By Aditi Mukherji, JD on August 06, 2013 | Last updated on March 21, 2019

The Eighth Circuit Court of Appeals has ruled that the appeal from a lower court's ruling -- that an Arkansas school choice law violates the Equal Protection Clause -- is moot due to the General Assembly's enactment of a new school choice law.

The court held the case was rendered moot due to the enactment of the Public School Choice Act of 2013, which repealed the former school choice law in its entirety.

Public School Choice Act of 1989

The Arkansas Public School Choice Act of 1989 permitted inter-district transfers of students. However, the statute contained provisions aimed at preventing such transfers from harming desegregation efforts in either the sending or receiving district, according to Education Week.

Two white families challenged the statute when they couldn't transfer their children from the Malvern school district (60 percent white), to the Magnet Cove district (95 percent white) because of the desegregation provisions of the school choice law.

The families challenged the law on equal-protection grounds -- and prevailed. A federal district judge struck down the 1989 law, holding that the state may not base inter-district transfer decisions solely on race.

School Choice Act of 2013

The families were gunning for the Supreme Court in quest to make precedent. But those dreams were dashed when Arkansas lawmakers passed the Public School Choice Act of 2013, which re-established transfer options without the race-based limitations of the 1989 law.

The 2013 statute contains an exemption ostensibly for school districts that are subject to federal desegregation orders and mandates to continue to take race into account in transfer requests, according to Education Week.

Sorry White Folks, It's Moot

The three-judge panel of the Eighth Circuit Court of Appeals ruled that the passage of the 2013 law meant that the white families no longer had a live controversy and thus their case was moot. (After all, the families applied for transfers under the new law and were approved.)
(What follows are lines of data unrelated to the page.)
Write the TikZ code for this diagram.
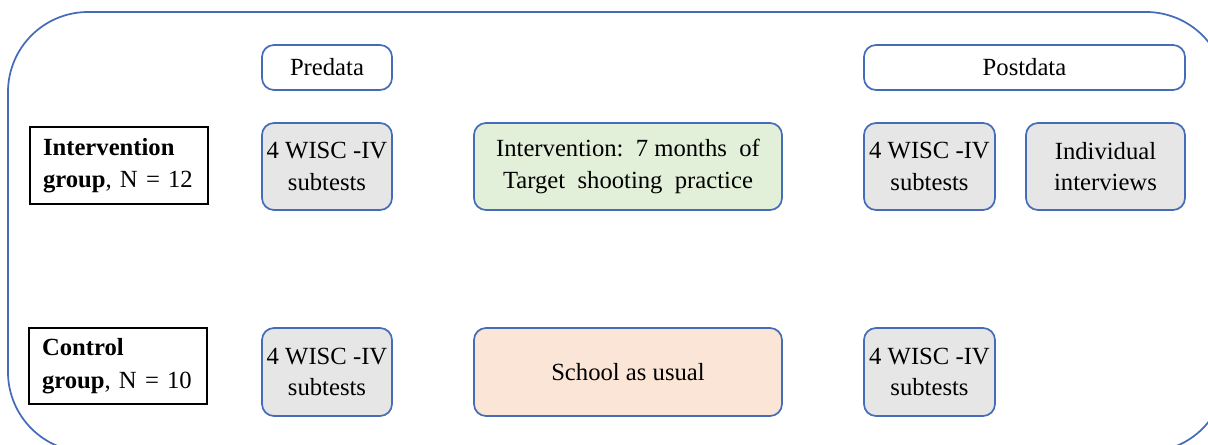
\documentclass[tikz,border=0pt]{standalone}
\usepackage{fontspec}
\setmainfont{Liberation Serif}
\definecolor{bblue}{RGB}{68,108,184}
\definecolor{gfill}{RGB}{231,230,230}
\definecolor{grfill}{RGB}{226,240,217}
\definecolor{orfill}{RGB}{251,229,214}
\begin{document}
\begin{tikzpicture}[x=0.75pt,y=-0.75pt,
  every node/.style={font=\fontsize{18.5}{23.5}\selectfont, inner sep=0pt, align=center},
  rbox/.style={draw=bblue, line width=1.3pt, rounded corners=9pt},
  hdr/.style={rbox, fill=white, minimum height=33.75pt},
  cell/.style={rbox, minimum height=65.25pt},
  wisc/.style={cell, fill=gfill, minimum width=97.5pt},
  grp/.style={draw=black, line width=1.1pt, minimum width=133.5pt, text width=114pt, align=left}]
\useasboundingbox (0,0) rectangle (1208,444);
\begin{scope}
\clip (0,0) rectangle (1208,444);
\draw[bblue, line width=1.3pt, rounded corners=60pt] (8,12) rectangle (1226,452);
\end{scope}
\node[hdr, minimum width=97.5pt] (pre) at (327,67.5) {Predata};
\node[hdr, minimum width=240.75pt] (post) at (1024.5,67.5) {Postdata};
\node[grp, minimum height=57.75pt] (ig) at (119,165.5) {\textbf{Intervention}\\[1pt]\textbf{group}, N = 12};
\node[grp, minimum height=57pt] (cg) at (118,366) {\textbf{Control}\\[1pt]\textbf{group}, N = 10};
\node[wisc] (w1) at (327,166.5) {4 WISC -IV\\subtests};
\node[cell, fill=grfill, minimum width=231pt] (iv) at (628,166.5) {Intervention:\ \ 7 months\ \ of\\Target\ \ shooting\ \ practice};
\node[wisc, minimum width=98.25pt] (w2) at (929.5,166.5) {4 WISC -IV\\subtests};
\node[cell, fill=gfill, minimum width=119.25pt] (ind) at (1105.5,166.5) {Individual\\interviews};
\node[wisc, minimum height=66pt] (w3) at (327,372) {4 WISC -IV\\subtests};
\node[cell, fill=orfill, minimum width=231pt, minimum height=66pt] (sc) at (628,372) {School\ as\ usual};
\node[wisc, minimum width=98.25pt, minimum height=66pt] (w4) at (929.5,372) {4 WISC -IV\\subtests};
\end{tikzpicture}
\end{document}
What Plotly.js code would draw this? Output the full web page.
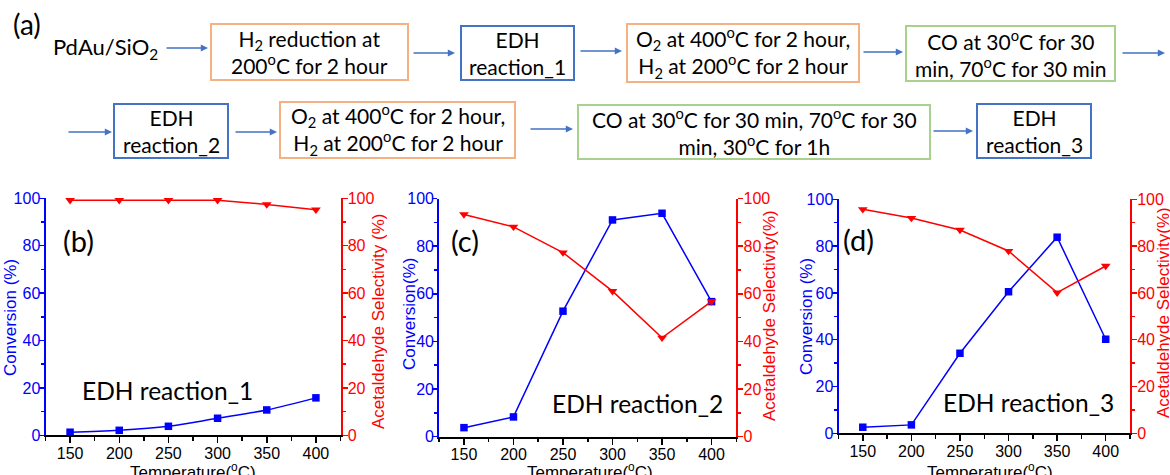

Parents argued the case should be ruled on its merits because the new law expires in 2015, and the General Assembly will be free to reenact the race-based limitations.

But alas, the court didn't think it plausible that state lawmakers might revert to the race-based restrictions. The "General Assembly's decision to rewrite the entire statute and remove all race-based classifications evidenced its intent to move away from this constitutionally sensitive issue," the court ruled.

At the end of the day, the State (sorta) won on procedural grounds, not on the merits, by ditching the allegedly unconstitutional practice before a final resolution could be reached by the courts.